The interview elicited many anecdotes regarding the selections for this album, including the two songs that originated in Orfeu Negro (Black Orpheus), "Manhã de Carnaval (Morning of the Carnival)" and "Samba de Orfeu". "'I remember I got so excited when a friend of mine took me to see Black Orpheus, whose music was written by Luiz Bonfá. His music just blew me away, and I tried to repeat that wonderful opening with the drums going and the voice over the top. Allyn [Ferguson] did the arrangement, and he just mostly transcribed what we heard on the soundtrack.'" Mathis also recalls a bit of Ferguson's personality in the studio. "'The children on the songs were some of Allyn's children and some from a little grammar school in the [San Fernando] Valley. And Allyn was a tyrant with those kids. They were scared to death of him. But those songs just stay with you forever.'"

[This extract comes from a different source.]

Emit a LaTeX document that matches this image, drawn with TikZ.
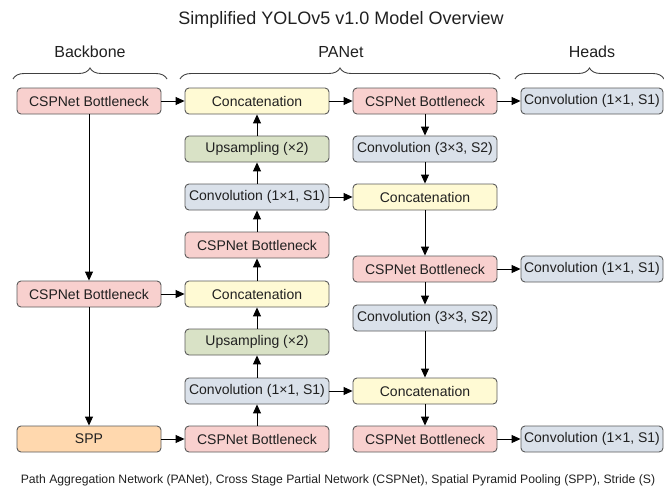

Other recollections involve Connie Cox, his voice teacher during his teenage years in San Francisco. "'"Granada" is one of my all-time favorites because at the time I was still under the spell of my voice teacher and wanted to do something for her – all the high notes – and we got them all in.'" Cox introduced her pupil to another selection here: the first three suites of "Bachianas Brasileiras" by Heitor Villa-Lobos. "'That’s a vocal exercise…I used to do with Connie. She never dreamed I would record them, but I did mostly because I was under the influence of Allyn Ferguson, who was a typical jazz guy with everything ad-libbed. And he would go, "No, man…c'mon, let’s do it." That's about the way that came about.'"

A phone interview with WQED-FM's Bryan Sejvar, however, revealed how critical Mathis was of his "Bachianas Brasileiras" recording. When Sejvar said, "You even had some Villa-Lobos on a, uh, Olé album of yours", Mathis chuckles, "Oh-ha-oh, that! Oh, my gosh! I gave it my best shot, but I listen to it once in a while and go, 'Achhh!'" He was kinder to himself in the liner notes of The Complete Global Albums Collection, where he wrote, "If I were to do the piece today, I'd probably rest my voice between the various parts, but when I recorded it that wasn't the case. As a result, it may sound a bit labored, but I'd give myself a C for effort on this selection."

==Reception==

Billboard wrote, "He demonstrates tremendous sensitivity and feeling as he sings."

Cashbox described the album as "One of the best albums that [Mathis] has cut in quite a while."

Professional ratings
Review scores
| Source | Rating |
| Billboard | positive |
| The Encyclopedia of Popular Music | Star |

==Track listing==

===Side one===
1. "Granada" (Agustín Lara) – 3:11
2. "Without You (Tres Palabras)" (Osvaldo Farrés, Ray Gilbert) – 2:45
3. Medley – 4:20
 a. "Generique" (Antônio Carlos Jobim, Vinicius de Moraes)
 b. "Felicidade" (Antônio Carlos Jobim, Vinicius de Moraes)
1. "Manhã de Carnaval (Morning of the Carnival)" from "Orfeu Negro (Black Orpheus)" (Luiz Bonfá) – 3:12
2. "Samba de Orfeu" from "Orfeu Negro (Black Orpheus)" (Luiz Bonfá, Antônio Maria) – 2:23

===Side two===
1. "La Montaña" (Augusto Algueró) – 3:35
2. "Babalu" (Margarita Lecuana, Bob Russell) – 2:45
3. "Serenata" (Leroy Anderson, Mitchell Parish) – 3:37
4. "Bachianas Brasileiras, Pts. 1–3" (Heitor Villa-Lobos) – 7:01

==Recording dates==
Source:
- March 30, 1964: "Granada", "La Montaña", "Serenata", "Without You (Tres Palabras)"
- April 2, 1964: "Generique/Felicidade", "Manhã de Carnaval (Morning of the Carnival)", "Samba de Orfeu"
- April 9, 1964: "Babalu", "Bachianas Brasileiras"

==Personnel==

- Johnny Mathis – vocals; producer; liner notes
- Allyn Ferguson – arranger
- Jack Feierman – conductor
- Ralph Cowan – cover portrait

==Trivia==

The 1994 Stone Temple Pilots album Purple includes the hidden track "My Second Album", which has the lyric, "This album cover looks similar – like Johnny Mathis". That album cover features a toddler with his arm in the air (like Mathis does on this one) as he's riding a Qilin.